Judon is an outstanding player, there is no question about it. According to head coach Bill Belichick, though, the role Wise Jr. has played opposite him should also not be understated.
“Ju’s a force on the end of the line of scrimmage, we know that, and Wise has done a really good job for us this year. He’s been extremely productive,” Belichick told reporters earlier this week. “So, when you have one, having another one helps that player.
“I learned that at the Giants. Having Carl Banks helped Lawrence Taylor more than anything. Lawrence Taylor was a great player before Banks, and with or without Banks, he was a great player — tremendous, greatest defensive player. But with Banks, he became even more of a force, because of Banks on the other side. Wise on the other side.”
Comparing the Judon-Wise combo to Lawrence-Banks is some high praise coming from Belichick; Lawrence is a Hall of Famer and both were voted to the NFL’s Team of the 1980s. That said, the situation is somewhat comparable: one quality player can only do so much as part of a defense were all 11 pieces are of immense value.
Having a high-profile running mate therefore makes the job of said player easier. Wise Jr. has proven himself that running mate for Judon this year, just as Banks was for Taylor three decades ago.
“Having the balance at the other positions does a lot for any good player, honestly,” Belichick said. “The other complimentary pieces there, I think, they’re important too.”
The production Belichick’s team has received out of Judon and Wise Jr. speaks for itself. The duo has combined to register 10 sacks as well as 25 additional quarterback pressures, per Pro Football Focus. Its reliability extends beyond the stats, though: Wise Jr. and Judon are also ranked second and fifth on the team in defensive snaps.
Their ability to play quality football on a snap-to-snap basis has helped New England again field one of the NFL’s better defensive units — one that just shut out the league’s highest-scoring offense, the Detroit Lions’, in Week 5.
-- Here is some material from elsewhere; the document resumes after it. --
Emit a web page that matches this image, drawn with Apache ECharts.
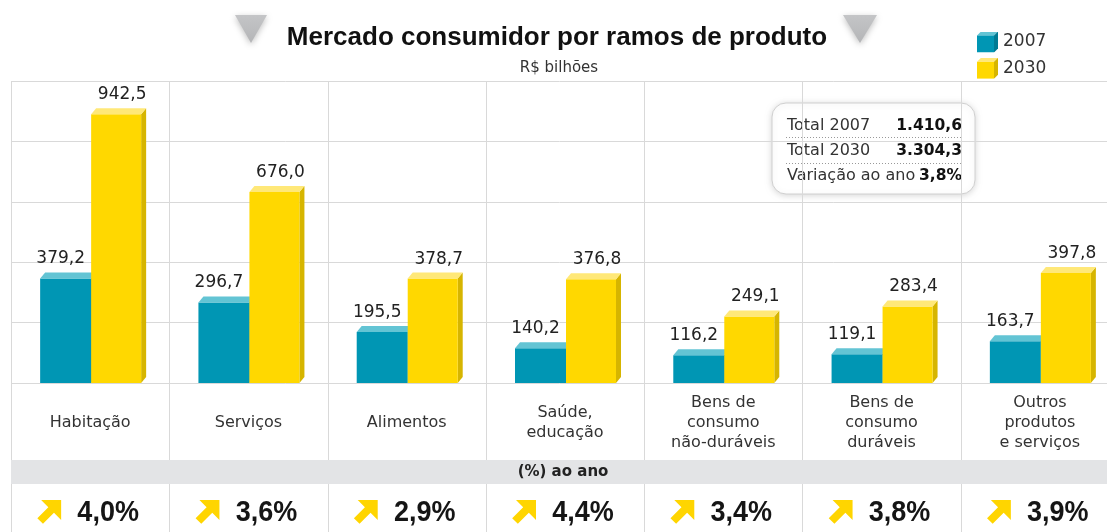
<!DOCTYPE html>
<html>
<head>
<meta charset="utf-8">
<script src="https://cdn.jsdelivr.net/npm/echarts@6/dist/echarts.min.js"></script>
<style>html,body{margin:0;padding:0;background:#fff;}#c{width:1107px;height:532px;}</style>
</head>
<body>
<div id="c"></div>
<script>
const categories = ['Habitação', 'Serviços', 'Alimentos', 'Saúde,\neducação', 'Bens de\nconsumo\nnão-duráveis', 'Bens de\nconsumo\nduráveis', 'Outros\nprodutos\ne serviços'];
const values2007 = [379.2, 296.7, 195.5, 140.2, 116.2, 119.1, 163.7];
const values2030 = [942.5, 676.0, 378.7, 376.8, 249.1, 283.4, 397.8];
const growthPct = [4.0, 3.6, 2.9, 4.4, 3.4, 3.8, 3.9];
const seriesNames = ['2007', '2030'];
const summaryLabels = ['Total 2007', 'Total 2030', 'Variação ao ano'];
const summaryValues = ['1.410,6', '3.304,3', '3,8%'];

const FONT = '"DejaVu Sans", sans-serif';
const fmt = v => v.toFixed(1).replace('.', ',');

const COLORS = {
  '2007': { front: '#0096b4', top: '#63c4d4', side: '#007a93' },
  '2030': { front: '#ffd800', top: '#ffe878', side: '#d6b500' }
};

function cubeIcon(c) {
  const svg = '<svg xmlns="http://www.w3.org/2000/svg" width="21" height="21" viewBox="0 0 21 21">' +
    '<polygon points="0,4 4,0 21,0 17,4" fill="' + c.top + '"/>' +
    '<polygon points="17,4 21,0 21,17 17,21" fill="' + c.side + '"/>' +
    '<rect x="0" y="4" width="17" height="17" fill="' + c.front + '"/></svg>';
  return 'image://data:image/svg+xml;charset=utf-8,' + encodeURIComponent(svg);
}

function barRender(offL, offR, labelShift, col) {
  return function (params, api) {
    const i = api.value(0), v = api.value(1);
    const top = api.coord([i, v]);
    const base = api.coord([i, 0]);
    const cx = base[0];
    const x0 = cx + offL, x1 = cx + offR;
    const dx = 5, dy = 6;
    const yb = base[1], yt = top[1];
    return {
      type: 'group',
      children: [
        { type: 'polygon', shape: { points: [[x1, yt + dy], [x1 + dx, yt], [x1 + dx, yb - dy], [x1, yb]] }, style: { fill: col.side } },
        { type: 'rect', shape: { x: x0, y: yt + dy, width: x1 - x0, height: yb - yt - dy }, style: { fill: col.front } },
        { type: 'polygon', shape: { points: [[x0, yt + dy], [x0 + dx, yt], [x1 + dx, yt], [x1, yt + dy]] }, style: { fill: col.top } },
        { type: 'text', style: { x: (x0 + x1) / 2 + labelShift, y: yt - 5, text: fmt(v), align: 'center', verticalAlign: 'bottom', font: '17px ' + FONT, fill: '#222' } }
      ]
    };
  };
}

const h = 2.83;
const arrowPts = [[23, 0], [3, 0], [13 - h, 10 - h], [2 - h, 21 - h], [2 + h, 21 + h], [13 + h, 10 + h], [23, 20]];

function pctRender(params, api) {
  const i = api.value(0), p = api.value(1);
  const base = api.coord([i, 0]);
  const topY = api.coord([i, 1036])[1];
  const w = api.size([1, 0])[0];
  const cx = base[0];
  const lx = Math.round(cx - w / 2) + 0.5;
  const ax = cx - 52, ay = 500;
  return {
    type: 'group',
    children: [
      { type: 'line', shape: { x1: lx, y1: topY, x2: lx, y2: 460 }, style: { stroke: '#d9d9d9', lineWidth: 1 } },
      { type: 'line', shape: { x1: lx, y1: 484, x2: lx, y2: 532 }, style: { stroke: '#d9d9d9', lineWidth: 1 } },
      { type: 'polygon', shape: { points: arrowPts.map(q => [ax + q[0], ay + q[1]]) }, style: { fill: '#ffd500' } },
      { type: 'text', x: cx + 18, y: 513, scaleY: 1.1, style: { x: 0, y: 0, text: fmt(p) + '%', align: 'center', verticalAlign: 'middle', font: 'bold 27px "Liberation Sans", Arial, sans-serif', fill: '#151515' } }
    ]
  };
}

const chart = echarts.init(document.getElementById('c'), null, { renderer: 'canvas' });

const infoChildren = [
  { type: 'rect', shape: { x: 772, y: 103, width: 203, height: 91, r: 14 }, style: { fill: '#fff', stroke: '#d0d0d0', lineWidth: 1, shadowBlur: 6, shadowColor: 'rgba(0,0,0,0.15)', shadowOffsetY: 1 } },
  { type: 'line', shape: { x1: 786, y1: 137.5, x2: 961, y2: 137.5 }, style: { stroke: '#999', lineDash: [1, 2], lineWidth: 1 } },
  { type: 'line', shape: { x1: 786, y1: 163.5, x2: 961, y2: 163.5 }, style: { stroke: '#999', lineDash: [1, 2], lineWidth: 1 } }
];
const rowY = [126, 151, 176];
summaryLabels.forEach((t, k) => {
  infoChildren.push({ type: 'text', style: { x: 787, y: rowY[k], text: t, align: 'left', verticalAlign: 'middle', font: '16px ' + FONT, fill: '#333' } });
  infoChildren.push({ type: 'text', style: { x: 962, y: rowY[k], text: summaryValues[k], align: 'right', verticalAlign: 'middle', font: 'bold 15.5px ' + FONT, fill: '#111' } });
});

const option = {
  backgroundColor: '#fff',
  animation: false,
  grid: { left: 11, top: 81, width: 1108, height: 302, containLabel: false, outerBoundsMode: 'none' },
  legend: {
    data: seriesNames.map(n => ({ name: n, icon: cubeIcon(COLORS[n]) })),
    orient: 'vertical',
    left: 972,
    top: 26.5,
    itemWidth: 21,
    itemHeight: 21,
    itemGap: 5.3,
    textStyle: { fontSize: 17, color: '#333', fontFamily: FONT },
    selectedMode: false
  },
  xAxis: {
    type: 'category',
    data: categories,
    axisLine: { show: false },
    axisTick: { show: false },
    splitLine: { show: false },
    axisLabel: { margin: 40, verticalAlign: 'middle', lineHeight: 20, fontSize: 16, color: '#333', fontFamily: FONT, interval: 0 }
  },
  yAxis: {
    type: 'value',
    min: 0,
    max: 1036,
    interval: 207.2,
    axisLabel: { show: false },
    axisLine: { show: false },
    axisTick: { show: false },
    splitLine: { lineStyle: { color: '#d9d9d9', width: 1 } }
  },
  graphic: [
    { type: 'polygon', shape: { points: [[235, 15], [267, 15], [251, 43]] }, style: { fill: new echarts.graphic.LinearGradient(0, 0, 0, 1, [{ offset: 0, color: '#c4c5c7' }, { offset: 1, color: '#b4b5b7' }]), shadowBlur: 6, shadowColor: 'rgba(0,0,0,0.25)', shadowOffsetY: 2 } },
    { type: 'polygon', shape: { points: [[843, 15], [877, 15], [860, 43]] }, style: { fill: new echarts.graphic.LinearGradient(0, 0, 0, 1, [{ offset: 0, color: '#c4c5c7' }, { offset: 1, color: '#b4b5b7' }]), shadowBlur: 6, shadowColor: 'rgba(0,0,0,0.25)', shadowOffsetY: 2 } },
    { type: 'text', style: { x: 557, y: 38, text: 'Mercado consumidor por ramos de produto', align: 'center', verticalAlign: 'middle', font: 'bold 26px "Liberation Sans", Arial, sans-serif', fill: '#111' } },
    { type: 'text', style: { x: 559, y: 68, text: 'R$ bilhões', align: 'center', verticalAlign: 'middle', font: '15px ' + FONT, fill: '#333' } },
    { type: 'rect', shape: { x: 11, y: 460, width: 1096, height: 24 }, style: { fill: '#e3e4e6' } },
    { type: 'text', style: { x: 563, y: 472, text: '(%) ao ano', align: 'center', verticalAlign: 'middle', font: 'bold 15px ' + FONT, fill: '#222' } },
    { type: 'group', children: infoChildren, z: 100 }
  ],
  series: [
    {
      name: seriesNames[0], type: 'custom', itemStyle: { color: COLORS['2007'].front },
      data: values2007.map((v, i) => [i, v]), encode: { x: 0, y: 1 },
      renderItem: barRender(-50, 1, -5, COLORS['2007']), z: 2
    },
    {
      name: seriesNames[1], type: 'custom', itemStyle: { color: COLORS['2030'].front },
      data: values2030.map((v, i) => [i, v]), encode: { x: 0, y: 1 },
      renderItem: barRender(1, 51, 6, COLORS['2030']), z: 3
    },
    {
      name: 'pct', type: 'custom', silent: true,
      data: growthPct.map((p, i) => [i, p]), encode: { x: 0, y: 1 },
      renderItem: pctRender, clip: false, z: 1
    }
  ]
};
chart.setOption(option);
</script>
</body>
</html>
So, how have they done it? According to Wise Jr. himself, the chemistry between him and Judon has been the foundation of it.
“We have great chemistry, I believe, on the field,” he said. “He’ll say something, I’ll say something, and we just kind of know where we are. We know who we are — I know who he is, he knows who I am. He’ll just tell me a word and I’ll do it, and vice versa.”
While the way the Patriots filled that Van Noy-sized hole along their edge might have been a surprising one given how Wise Jr. was employed the last few seasons, but the newly minted team captain has shown himself capable of producing in a prominent role. Same as his running mate, really.